Police know that the first sign of affiliation into a new gang is a change in the subject's vocabulary. New words. Unfamiliar names. Did little Johnny never mention the words "locating datum" before he suddenly blurted it out by accident one night at dinner? It may be time to have a conversation with his teacher, to find out more about who he spends his time with at school. If you can get to it early enough, you can nip it in the bud.
In a similar vein, it's important to figure out where all their money is going. Kids who get hooked on the machinist lifestyle will often buy ridiculous things in order to "prove" their affiliation with the gang. One mother of two in Rhode Island came home to find a bunch of strange metallic cylinders on her doorstep, shipped overnight from FedEx to her youngest child. Round stock. She thought it was "just a phase." Her child is doing time in a federal penitentiary, after getting all fucked up on DYKEM markers and stabbing an engineer for submitting an insufficiently dimensioned drawing.
Last, an obsession with precision is often your last chance to have a talk with a wayward child.
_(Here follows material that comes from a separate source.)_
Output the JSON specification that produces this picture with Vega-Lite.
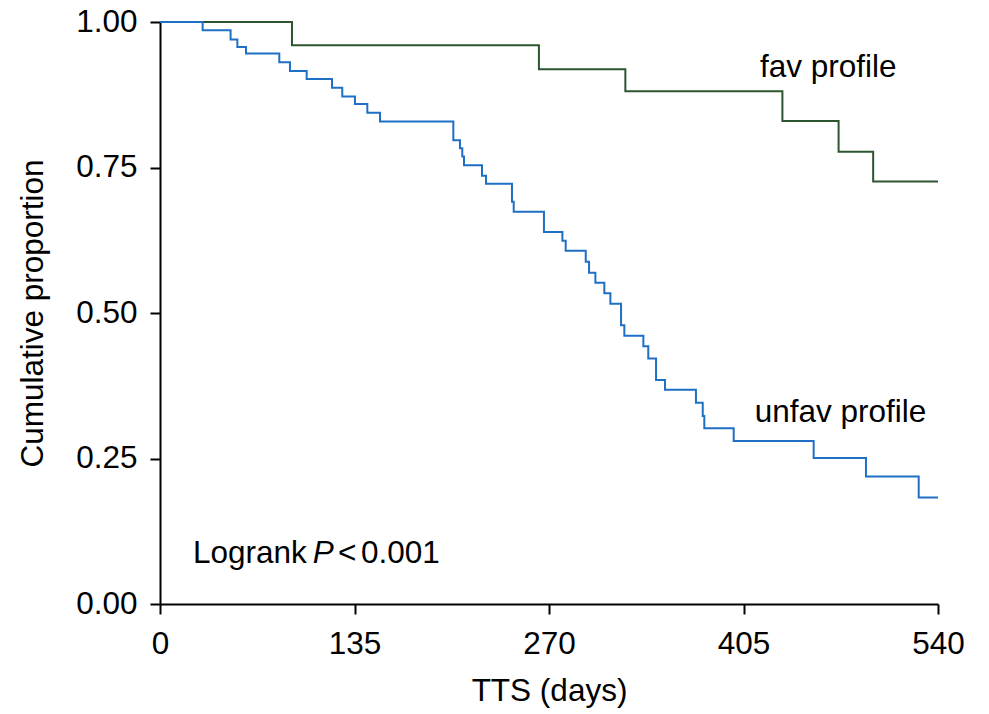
{
  "$schema": "https://vega.github.io/schema/vega-lite/v6.json",
  "width": 778,
  "height": 582,
  "autosize": {"type": "none"},
  "padding": {"left": 160, "top": 22, "right": 51, "bottom": 110},
  "background": "white",
  "config": {
    "view": {"stroke": null},
    "font": "Liberation Sans",
    "axis": {
      "grid": false,
      "domainColor": "black",
      "domainWidth": 2,
      "tickColor": "black",
      "tickWidth": 2,
      "tickSize": 10,
      "labelFontSize": 31.5,
      "labelColor": "black",
      "titleFontSize": 31.5,
      "titleFontWeight": "normal",
      "titleColor": "black",
      "labelFont": "Liberation Sans",
      "titleFont": "Liberation Sans"
    }
  },
  "datasets": {
    "curves": [
      {"group": "fav", "day": 0, "prop": 1.0},
      {"group": "fav", "day": 91.6, "prop": 0.96},
      {"group": "fav", "day": 263, "prop": 0.919},
      {"group": "fav", "day": 323, "prop": 0.881},
      {"group": "fav", "day": 432, "prop": 0.83},
      {"group": "fav", "day": 471, "prop": 0.777},
      {"group": "fav", "day": 495, "prop": 0.726},
      {"group": "fav", "day": 540, "prop": 0.726},
      {"group": "unfav", "day": 0, "prop": 1.0},
      {"group": "unfav", "day": 29.6, "prop": 0.986},
      {"group": "unfav", "day": 49, "prop": 0.97},
      {"group": "unfav", "day": 53.7, "prop": 0.957},
      {"group": "unfav", "day": 59.7, "prop": 0.946},
      {"group": "unfav", "day": 82.8, "prop": 0.931},
      {"group": "unfav", "day": 90.2, "prop": 0.916},
      {"group": "unfav", "day": 101.8, "prop": 0.902},
      {"group": "unfav", "day": 119.4, "prop": 0.887},
      {"group": "unfav", "day": 126.5, "prop": 0.872},
      {"group": "unfav", "day": 135.3, "prop": 0.859},
      {"group": "unfav", "day": 143.9, "prop": 0.844},
      {"group": "unfav", "day": 152.7, "prop": 0.829},
      {"group": "unfav", "day": 203.6, "prop": 0.797},
      {"group": "unfav", "day": 208.2, "prop": 0.783},
      {"group": "unfav", "day": 209.8, "prop": 0.769},
      {"group": "unfav", "day": 211, "prop": 0.754},
      {"group": "unfav", "day": 223.5, "prop": 0.736},
      {"group": "unfav", "day": 226.3, "prop": 0.722},
      {"group": "unfav", "day": 244.3, "prop": 0.691},
      {"group": "unfav", "day": 245.5, "prop": 0.674},
      {"group": "unfav", "day": 266.5, "prop": 0.639},
      {"group": "unfav", "day": 279.3, "prop": 0.624},
      {"group": "unfav", "day": 281.6, "prop": 0.607},
      {"group": "unfav", "day": 295.5, "prop": 0.588},
      {"group": "unfav", "day": 297.8, "prop": 0.569},
      {"group": "unfav", "day": 302.2, "prop": 0.552},
      {"group": "unfav", "day": 308.4, "prop": 0.534},
      {"group": "unfav", "day": 312.6, "prop": 0.516},
      {"group": "unfav", "day": 320, "prop": 0.479},
      {"group": "unfav", "day": 322.3, "prop": 0.461},
      {"group": "unfav", "day": 335.5, "prop": 0.443},
      {"group": "unfav", "day": 338.9, "prop": 0.422},
      {"group": "unfav", "day": 344.3, "prop": 0.385},
      {"group": "unfav", "day": 350.5, "prop": 0.368},
      {"group": "unfav", "day": 372, "prop": 0.346},
      {"group": "unfav", "day": 376.7, "prop": 0.323},
      {"group": "unfav", "day": 377.8, "prop": 0.302},
      {"group": "unfav", "day": 398.2, "prop": 0.28},
      {"group": "unfav", "day": 453.7, "prop": 0.251},
      {"group": "unfav", "day": 490, "prop": 0.219},
      {"group": "unfav", "day": 526.6, "prop": 0.183},
      {"group": "unfav", "day": 540, "prop": 0.183}
    ],
    "labels": [
      {"text": "fav profile", "day": 416.5, "prop": 0.9055, "style": "normal"},
      {"text": "unfav profile", "day": 412.8, "prop": 0.313, "style": "normal"},
      {"text": "Logrank", "day": 22.9, "prop": 0.0704, "style": "normal"},
      {"text": "P", "day": 106, "prop": 0.0704, "style": "italic"},
      {"text": "<", "day": 123.5, "prop": 0.0704, "style": "normal"},
      {"text": "0.001", "day": 139.5, "prop": 0.0704, "style": "normal"}
    ]
  },
  "layer": [
    {
      "data": {"name": "curves"},
      "mark": {"type": "line", "interpolate": "step-after", "strokeWidth": 2},
      "encoding": {
        "x": {
          "field": "day",
          "type": "quantitative",
          "scale": {"domain": [0, 540], "nice": false, "zero": false},
          "axis": {"values": [0, 135, 270, 405, 540], "title": "TTS (days)", "labelPadding": 14, "titlePadding": 16, "labelFlush": false}
        },
        "y": {
          "field": "prop",
          "type": "quantitative",
          "scale": {"domain": [0, 1], "nice": false},
          "axis": {"values": [0, 0.25, 0.5, 0.75, 1], "format": ".2f", "title": "Cumulative proportion", "labelPadding": 13, "titlePadding": 26, "labelFlush": false}
        },
        "color": {
          "field": "group",
          "type": "nominal",
          "scale": {"domain": ["fav", "unfav"], "range": ["#2c5530", "#1f6fc5"]},
          "legend": null
        }
      }
    },
    {
      "data": {"name": "labels"},
      "transform": [{"filter": "datum.style == 'normal'"}],
      "mark": {"type": "text", "align": "left", "baseline": "alphabetic", "fontSize": 31.5, "font": "Liberation Sans", "color": "black"},
      "encoding": {
        "x": {"field": "day", "type": "quantitative"},
        "y": {"field": "prop", "type": "quantitative"},
        "text": {"field": "text"}
      }
    },
    {
      "data": {"name": "labels"},
      "transform": [{"filter": "datum.style == 'italic'"}],
      "mark": {"type": "text", "align": "left", "baseline": "alphabetic", "fontSize": 31.5, "font": "Liberation Sans", "fontStyle": "italic", "color": "black"},
      "encoding": {
        "x": {"field": "day", "type": "quantitative"},
        "y": {"field": "prop", "type": "quantitative"},
        "text": {"field": "text"}
      }
    }
  ]
}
Are things in your house suddenly becoming rigidly aligned to an invisible grid system? Are you noticing things becoming burnished or otherwise polished, that weren't before? A trusted adult's timely intervention when your kid is micrometering a piece of sheet metal found in the alley may be all that is saving your kid from a lifetime of obsessing over thousandths.
With your vigilance and hard work, we can keep children from growing up to become machinists. Nobody's dream for their child should involve "estate sale full of hundreds of thousands of useless brackets."